:: GIVEN ENTRIES
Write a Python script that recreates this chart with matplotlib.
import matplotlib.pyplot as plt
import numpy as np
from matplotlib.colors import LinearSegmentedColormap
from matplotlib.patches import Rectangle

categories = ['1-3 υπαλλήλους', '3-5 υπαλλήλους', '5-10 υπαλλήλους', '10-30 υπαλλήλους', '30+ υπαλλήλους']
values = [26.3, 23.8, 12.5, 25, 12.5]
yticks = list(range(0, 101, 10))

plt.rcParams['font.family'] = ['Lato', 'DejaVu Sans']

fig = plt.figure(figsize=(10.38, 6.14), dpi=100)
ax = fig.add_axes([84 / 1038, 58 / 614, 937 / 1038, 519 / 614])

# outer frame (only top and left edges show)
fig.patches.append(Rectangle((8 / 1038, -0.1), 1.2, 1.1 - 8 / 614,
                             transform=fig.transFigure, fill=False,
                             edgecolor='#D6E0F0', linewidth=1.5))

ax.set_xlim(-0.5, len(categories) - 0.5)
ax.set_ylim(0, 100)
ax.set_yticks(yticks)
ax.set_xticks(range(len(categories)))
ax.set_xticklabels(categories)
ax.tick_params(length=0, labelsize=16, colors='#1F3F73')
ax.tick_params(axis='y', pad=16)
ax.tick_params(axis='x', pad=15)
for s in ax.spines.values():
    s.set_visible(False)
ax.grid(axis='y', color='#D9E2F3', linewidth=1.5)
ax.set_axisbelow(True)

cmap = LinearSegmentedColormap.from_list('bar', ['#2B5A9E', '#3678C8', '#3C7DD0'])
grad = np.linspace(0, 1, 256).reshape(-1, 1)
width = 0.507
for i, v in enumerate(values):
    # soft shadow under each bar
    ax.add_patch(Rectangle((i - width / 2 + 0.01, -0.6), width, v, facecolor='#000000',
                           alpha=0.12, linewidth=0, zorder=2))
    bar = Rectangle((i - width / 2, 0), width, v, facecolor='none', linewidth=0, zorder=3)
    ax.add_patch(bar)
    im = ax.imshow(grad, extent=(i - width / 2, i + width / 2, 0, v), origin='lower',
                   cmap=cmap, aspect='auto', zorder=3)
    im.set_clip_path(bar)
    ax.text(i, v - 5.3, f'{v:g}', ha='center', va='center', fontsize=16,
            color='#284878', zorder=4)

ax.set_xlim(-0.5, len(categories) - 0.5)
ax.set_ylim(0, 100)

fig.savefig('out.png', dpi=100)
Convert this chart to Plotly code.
::::
WRITTEN INSTRUCTION
Using the material above, print every entry exactly as written.

EXPECTED ANSWER
Write a Python script that recreates this chart with matplotlib.
import matplotlib.pyplot as plt
import numpy as np
from matplotlib.colors import LinearSegmentedColormap
from matplotlib.patches import Rectangle

categories = ['1-3 υπαλλήλους', '3-5 υπαλλήλους', '5-10 υπαλλήλους', '10-30 υπαλλήλους', '30+ υπαλλήλους']
values = [26.3, 23.8, 12.5, 25, 12.5]
yticks = list(range(0, 101, 10))

plt.rcParams['font.family'] = ['Lato', 'DejaVu Sans']

fig = plt.figure(figsize=(10.38, 6.14), dpi=100)
ax = fig.add_axes([84 / 1038, 58 / 614, 937 / 1038, 519 / 614])

# outer frame (only top and left edges show)
fig.patches.append(Rectangle((8 / 1038, -0.1), 1.2, 1.1 - 8 / 614,
                             transform=fig.transFigure, fill=False,
                             edgecolor='#D6E0F0', linewidth=1.5))

ax.set_xlim(-0.5, len(categories) - 0.5)
ax.set_ylim(0, 100)
ax.set_yticks(yticks)
ax.set_xticks(range(len(categories)))
ax.set_xticklabels(categories)
ax.tick_params(length=0, labelsize=16, colors='#1F3F73')
ax.tick_params(axis='y', pad=16)
ax.tick_params(axis='x', pad=15)
for s in ax.spines.values():
    s.set_visible(False)
ax.grid(axis='y', color='#D9E2F3', linewidth=1.5)
ax.set_axisbelow(True)

cmap = LinearSegmentedColormap.from_list('bar', ['#2B5A9E', '#3678C8', '#3C7DD0'])
grad = np.linspace(0, 1, 256).reshape(-1, 1)
width = 0.507
for i, v in enumerate(values):
    # soft shadow under each bar
    ax.add_patch(Rectangle((i - width / 2 + 0.01, -0.6), width, v, facecolor='#000000',
                           alpha=0.12, linewidth=0, zorder=2))
    bar = Rectangle((i - width / 2, 0), width, v, facecolor='none', linewidth=0, zorder=3)
    ax.add_patch(bar)
    im = ax.imshow(grad, extent=(i - width / 2, i + width / 2, 0, v), origin='lower',
                   cmap=cmap, aspect='auto', zorder=3)
    im.set_clip_path(bar)
    ax.text(i, v - 5.3, f'{v:g}', ha='center', va='center', fontsize=16,
            color='#284878', zorder=4)

ax.set_xlim(-0.5, len(categories) - 0.5)
ax.set_ylim(0, 100)

fig.savefig('out.png', dpi=100)
Convert this chart to Plotly code.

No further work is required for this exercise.